Gazprom has said this year that it is looking to bring in new partners, but Total and Statoil have not said they plan to quit the project.
Media reports have identified Royal Dutch Shell, already a partner of Gazprom in the Sakhalin-2 LNG project, as a likely third partner for Shtokman to help spread risk.
The International Oil Daily, a newsletter, reported Friday that Shell would replace Total in the consortium. The report, quoting sources close to Gazprom, said the changes were understood to have been approved by Putin.
Putin hosted a meeting of top foreign and Russian energy executives late Thursday night and told Shell CEO Peter Voser that he would welcome greater cooperation with Shell in Russia.
Such expressions of support have been made in the past, but not necessarily as a precursor to deals.
Analysts say Shell could also be a logical choice because of its large LNG portfolio and its marketing power.
The current shareholder agreement gives exclusive marketing rights to Gazprom, but analysts have speculated privately on a marketing role for Shell.
Shtokman was discovered in Soviet times, but development of the remote Arctic deposit has been repeatedly delayed by changes in development plans and cost estimates.

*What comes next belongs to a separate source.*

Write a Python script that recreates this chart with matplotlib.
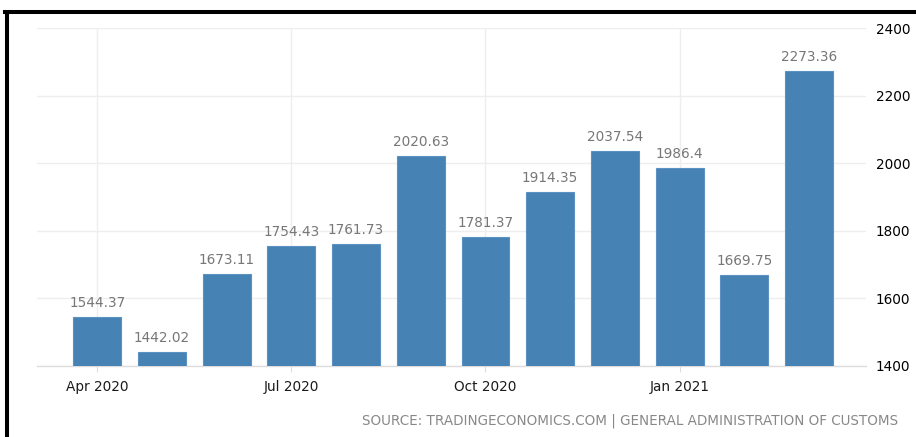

The latest blow to the field's development has come from the shale gas revolution in the United States, which made exports of LNG to the continent unattractive. Gas consumption in Europe also fell due to the economic downturn.
Gazprom has a 51 percent stake in the group, while Total has 25 percent and Statoil has 24 percent.
Shell and Statoil declined to comment.
"There are far too many rumors," a Total spokesman said.